Adams wanted to avoid chaos and mob rule, so he aligned with the Federalists. He wanted more centralized authority. Jefferson was a natural skeptic when it came to authority, and so, his biggest fear was the creation of a tyrannical government. He trusted people over government.
The two dug in on their respective sides. They attacked each other in the press, in speeches, and at any time each had an audience who would listen.
In 1800, Adams was the sitting president. Jefferson was his vice president. They ran against each other for president, and Jefferson ended up winning. They accused each other of tyranny, atheism, corruption, and even treason. This made for good copy in the press. After Jefferson won, Adams left Washington before Jefferson was even inaugurated. He refused to attend.
It was ten years before they would speak or correspond again. During this time, each had time to put it all into a better context. They were retired from public life now. As time passed, they could see that democracy is messy, and yet if done right, a country that lives by it is resilient.
It was Dr. Benjamin Rush who primarily brokered a ‘truce’ between Adams and Jefferson, but others close to them intervened as well. Slowly, the two were led back to speaking terms.
In 1812, Adams broke the ice by writing to Jefferson in a letter, “You and I ought not to die, before we have explained ourselves to each other.”
That was all it took for the two to reunite through regular correspondence and a friendship that would last until both men died on the same day, July 4, 1826. In this final chapter of their lives, Adams and Jefferson exchanged more than 150 letters. If you read any of them, you will see the exchanges were respectful and even affectionate, not just for each other, but for the country they founded. Their baby, if you will.
They’d get into detail about philosophy, religion, and other deep topics. They’d often disagree but with respect. They debated human nature, the dangers of aristocracy, and the future of the country.
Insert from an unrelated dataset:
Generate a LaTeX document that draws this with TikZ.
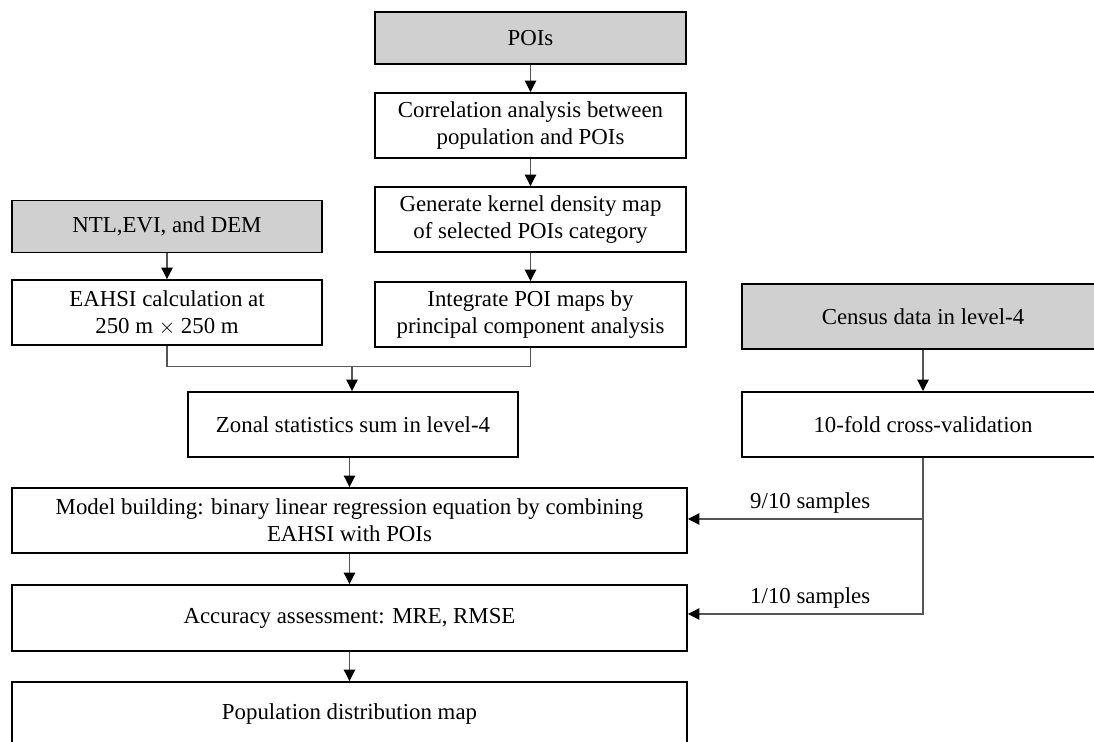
\documentclass[tikz,border=0pt]{standalone}
\usepackage{fontspec}
\setmainfont{Liberation Serif}
\usepackage{xcolor}
\usepackage{tikz}
\usetikzlibrary{arrows.meta,positioning,calc}
\definecolor{datafill}{HTML}{D0D0D0}
\definecolor{linkline}{HTML}{555555}

\begin{document}
\begin{tikzpicture}[
  font=\fontsize{13pt}{15.4pt}\selectfont,
  box/.style={rectangle,draw=black,line width=1.1pt,fill=white,
              minimum height=1.3cm,align=center,inner sep=2pt},
  src/.style={box,fill=datafill,minimum height=1.04cm},
  arr/.style={-{Triangle[length=2.3mm,width=2.3mm,color=black]},draw=linkline,line width=0.7pt},
  link/.style={draw=linkline,line width=0.7pt},
  lbl/.style={above,inner sep=3pt}
]
\clip (0,0) rectangle (21.88,14.84);

% --- POI branch
\node[src,minimum width=6.22cm] (poi)  at (10.61,14.08) {POIs};
\node[box,minimum width=6.22cm] (corr) at (10.61,12.33) {Correlation analysis between\\population and POIs};
\node[box,minimum width=6.22cm] (kde)  at (10.61,10.45) {Generate kernel density map\\of selected POIs category};
\node[box,minimum width=6.22cm] (pca)  at (10.61,8.55)  {Integrate POI maps by\\principal component analysis};

% --- remote sensing branch
\node[src,minimum width=6.2cm] (rs)    at (3.34,10.31) {NTL,EVI, and DEM};
\node[box,minimum width=6.2cm] (eahsi) at (3.34,8.59)  {EAHSI calculation at\\250 m $\times$ 250 m};

% --- census branch
\node[src,minimum width=7.24cm,minimum height=1.3cm] (census) at (18.46,8.51) {Census data in level-4};
\node[box,minimum width=7.24cm] (cv) at (18.46,6.35) {10-fold cross-validation};

% --- model chain
\node[box,minimum width=6.6cm]  (zonal) at (7.06,6.35) {Zonal statistics sum in level-4};
\node[box,minimum width=13.5cm] (model) at (6.99,4.43) {Model building: binary linear regression equation by combining\\EAHSI with POIs};
\node[box,minimum width=13.5cm,minimum height=1.32cm] (acc) at (6.99,2.48) {Accuracy assessment: MRE, RMSE};
\node[box,minimum width=13.5cm] (popmap) at (6.99,0.55) {Population distribution map};

\coordinate (join) at (7.04,7.51);

\draw[arr] (poi) -- (corr);
\draw[arr] (corr) -- (kde);
\draw[arr] (kde) -- (pca);
\draw[arr] (rs) -- (eahsi);
\draw[arr] (census) -- (cv);

\draw[link] (eahsi.south) |- (join) -| (pca.south);
\draw[arr] (join) -- (join |- zonal.north);
\draw[arr] (zonal.south -| model.north) -- (model.north);
\draw[arr] (model) -- (acc);
\draw[arr] (acc) -- (popmap);

\draw[arr] (cv.south) |- node[lbl,pos=0.74]{9/10 samples} ($(model.east)+(0,0.03)$);
\draw[arr] (cv.south) |- node[lbl,pos=0.74]{1/10 samples} ($(acc.east)+(0,0.08)$);
\end{tikzpicture}
\end{document}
Perhaps not surprisingly, they reminisced about the Revolution, and they shared a laugh at prior grievances.
In the course of their correspondence, Adams admitted his temper was an issue. Jefferson acknowledged that his own political passions had distorted his thinking.
In 1816, one letter from Jefferson to Adams provides a sense of how close the two men had become. He wrote in closing, “I will dream on, always fancying that Mrs Adams and yourself are by my side…”
July 4, 1826, was the 50th anniversary of the signing of the Declaration, and that’s when Adams and Jefferson died just hours apart.
Jefferson was the first, taking his last breath at Monticello. Four hours later, Adams reportedly said his last words, “Jefferson still lives,” not aware that Jefferson had already died.